In general, the free trade deal has been viewed as a means to boost bilateral trade in spite of the global economic slump and help further the Seoul-Washington alliance. It seems that the controversy over the deal between its supporters and opponents has quieted down. What is important now is that South Korea should put in efforts to maximize the deal to bring in increased benefits to the economy and deal with outstanding issues and coming challenges in connection with the trade deal. The anniversary comes at a time the international economic landscape has been changing as the U.S. has pushed ahead with a plan to seal a free trade deal with the European Union and led the Trans-Pacific Partnership free trade negotiations involving 11 other Asia-Pacific countries.
According to the Korea Customs Service, South Korea's exports to the U.S. between March last year and February this year rose 2.67 percent from a year earlier to US$53.8 billion, while its imports from the U.S. came to $39.1 billion, down 7.35 percent on-year. During the reported period, the country's trade surplus showed a 44 percent growth. Experts, however, say the figures betrayed their expectations as a result of the global economic recession that has hurt overseas demand.
The sectors benefiting from the free trade deal logged more stellar performances. Oil products, auto parts and petrochemical products, among others, saw their shipments to the country increase by 32.8 percent, 25.5 percent and 18.9 percent, respectively. Another bright spot coming from the deal is a sharp 70 percent hike in U.S. investment in South Korea in the second through fourth quarter of last year.
At the juncture of the first anniversary of the deal's implementation, there should be various endeavors to heighten the trade deal's effect. One is to push the utilization of the deal higher. The rate of utilizing the deal by South Korean industries stands currently at 66.1 percent, which means they are given tariff benefits for nearly 60 won out of every 100 won of the country's exports to the U.S. More companies with sluggish exports to the U.S. and medium-size exporters are encouraged to take advantage of the deal.
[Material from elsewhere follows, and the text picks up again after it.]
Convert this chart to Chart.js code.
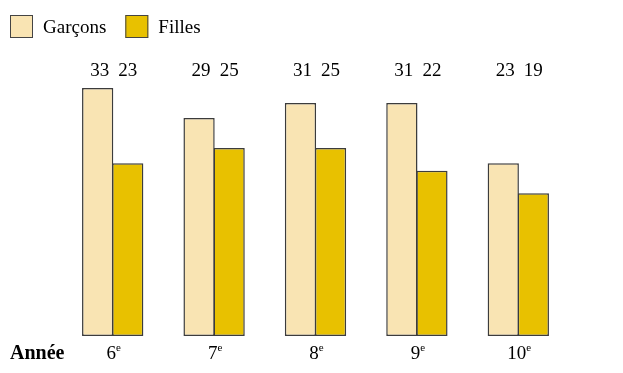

Outstanding issues linked to the deal still remain. The government has been called on to reopen discussions with the U.S. side to delete or revise an investor-state dispute (ISD) provision enshrined in the deal. Critics claim the ISD provision could undermine South Korea's legal independence and take a toll on South Korea, as any type of ISD permits companies unhappy with their treatment in another country to seek resolution through arbitration in a third country. But South Korea needs to come up with a carefully designed strategy to address this issue as it could have some leverage in the face of increased pressure from the U.S. to lift restrictions on the beef trade.
Seoul and Washington also need to launch talks to discuss the status of products from the inter-Korean industrial zone in the North Korean border city of Kaesong, although the regional tension over North Korea's nuclear programs is expected to hamper the talks. Under the trade deal, the two nations are leaving the door open for goods produced in the industrial park to be treated as South Korean-made goods
Another pressing issue is to beef up the local farm and fishery industries and help sharpen their competitiveness as imports of farm and fishery products from the U.S. are to see their tariffs reduced in phases.